The normal salts of the composition Fe₂X₆ or FeX₃ correspond with ferric oxide—for example, the exceedingly volatile ferric chloride, Fe₂Cl₆, which is easily prepared in the anhydrous state by the action of chlorine on heated iron.[23] Such also is the normal ferric nitrate, Fe₂(NO₃)₆; it is obtained by dissolving iron in an excess of nitric acid, taking care as far as possible to prevent any rise of temperature.[24] The normal salt separates from the brown solution when it is concentrated under a bell jar over sulphuric acid.

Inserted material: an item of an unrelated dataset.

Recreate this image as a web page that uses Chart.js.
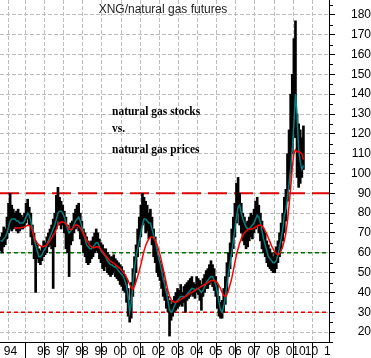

This salt, Fe₂(NO₃)₆,9H₂O, then crystallises in well-formed and perfectly colourless crystals,[25] which deliquesce in air, melt at 35°, and are soluble in and decomposed by water. The decomposition may be seen from the fact that the solution is brown and does not yield the whole of the salt again, but gives partly basic salt. The normal salt (only stable in the presence of an excess of HNO₃) is completely decomposed with great facility by heating with water, even at 130°, and this is made use of for removing iron (and also certain other oxides of the form R₂O₃) from many other bases (of the form RO) whose nitrates are far more stable. The ferric salts, FeX₃, in passing into ferrous salts, act as oxidising agents, as is seen from the fact that they not only liberate S from SH₂, but also iodine from KI like many oxidising agents.[25 bis]

Iron forms one other oxide besides the ferric and ferrous oxides; this contains twice as much oxygen as the former, but is so very unstable that it can neither be obtained in the free state nor as a hydrate. Whenever such conditions of double decomposition occur as should allow of its separation in the free state, it decomposes into oxygen and ferric oxide. It is known in the state of salts, and is only stable in the presence of alkalis, and forms salts with them which have a decidedly alkaline reaction; it is therefore a feebly acid oxide. Thus when small pieces of iron are heated with nitre or potassium chlorate a potassium salt of the composition K₂FeO₄ is formed, and therefore the hydrate corresponding with this salt should have the composition H₂FeO₄. It is called ferric acid. Its anhydride ought to contain FeO₃ or Fe₂O₆—twice as much oxygen as ferric oxide. If a solution of potassium ferrate be mixed with acid, the free hydrate ought to be formed, but it immediately decomposes (2K₂FeO₄ + 5H₂SO₄ = 2K₂SO₄ + Fe₂(SO₄)₃ + 5H₂O + O₃), oxygen being evolved. If a small quantity of acid be taken, or if a solution of potassium ferrate be heated with solutions of other metallic salts, ferric oxide is separated—for instance:

2CuSO₄ + 2K₂FeO₄ = 2K₂SO₄ + O₃ + Fe₂O₃ + 2CuO.